The evening Erick arrived we decided to hire a taxi from Besisahar to drive us to Bhulbhuli, the normal raft put in. From Bhulbhuli we loaded our gear and boats on our back, strapped our headlamps on and began hiking in the dark up to Nagdi. In the dark the hike took us about two hours until we reached the first guest house. Because this route is along the Annapurna Circuit Trek, the most popular trekking route in the world, there are many tea houses to eat at and stay the night in. Many of them let you stay in a nice room with clean sheets for free if you eat at their restaurant.

We decided to hike up seven hours the next day with kayaks to the town of Syanje. I, being weary of the whitewater further up and without any type of carrying system, decided to leave my boat in Nagdi and be a free gear porter for Scott and Erick. I hiked into many points along the river to shoot them paddling down the giant rapids of the Marsyangdi’s upper stretch.

The upper section is steep with long continuous Class IV and V rapids. The river averages about 140 ft/mi for 10 miles with an estimated 2000 cfs. Both Scott and Erick raved about how it was “one of the best stretches of whitewater that they had ever done,” and how the perfect run was complete with river-side hot springs.

From Nagdi to Besisahar the river’s style changes. It remains continuous but is less steep. There are many fun Class IV and IV+ rapids. The back drop of the giant Himalayas make this run absolutely magical. I was so busy looking back at the snow capped peaks glistening in the sun that it was hard for me to pay attention to the whitewater ahead of me.
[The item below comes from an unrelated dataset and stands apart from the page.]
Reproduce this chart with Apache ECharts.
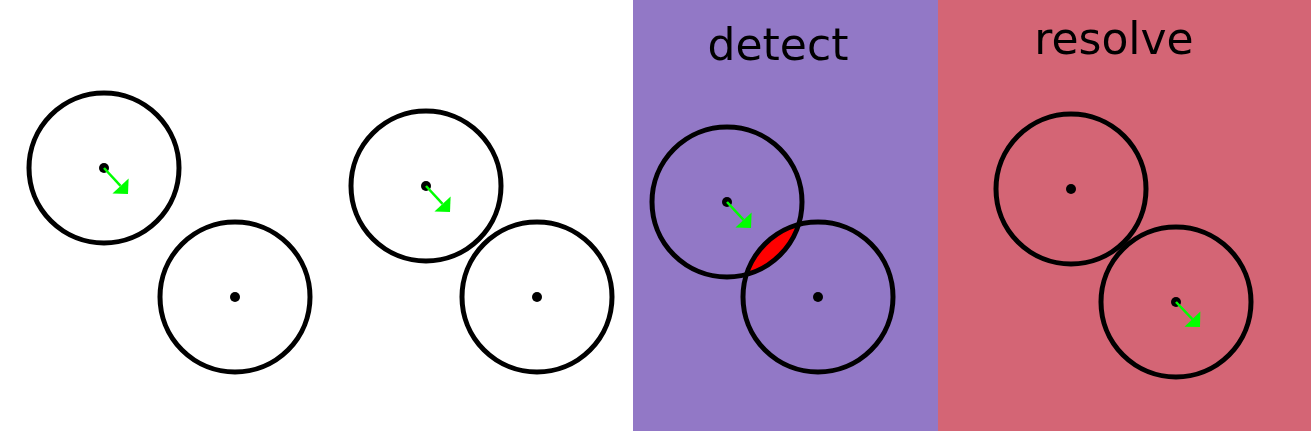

I don’t think there are words to describe the beauty that lies in the Marsyangdi Canyon. It is a powerful experience being so close to the greatest wonders of Mother Nature. I wish more people could recognize the importance of our connection to her.

We arrived back in Besisahar after two days of kayaking and two days of hiking. The last thing we wanted to do was lug our kayaks up a steep hill to our hotel.

The next morning I caught a bus to Katmandu to attend the Peak UK Challenge River Festival on the Bhote Kosi and Scott and Erick headed all the way back up to Syanje for a second run down their new favorite river.

When we left the Marsyangdi valley we felt sad to leave such an amazing place, the kind, simple, welcoming people, the huge mountains, and of course the river that I will dream about for the rest of my life. Someday I will no doubt tell my grandkids about the place. Unfortunately, our film may be the only way to actually see it.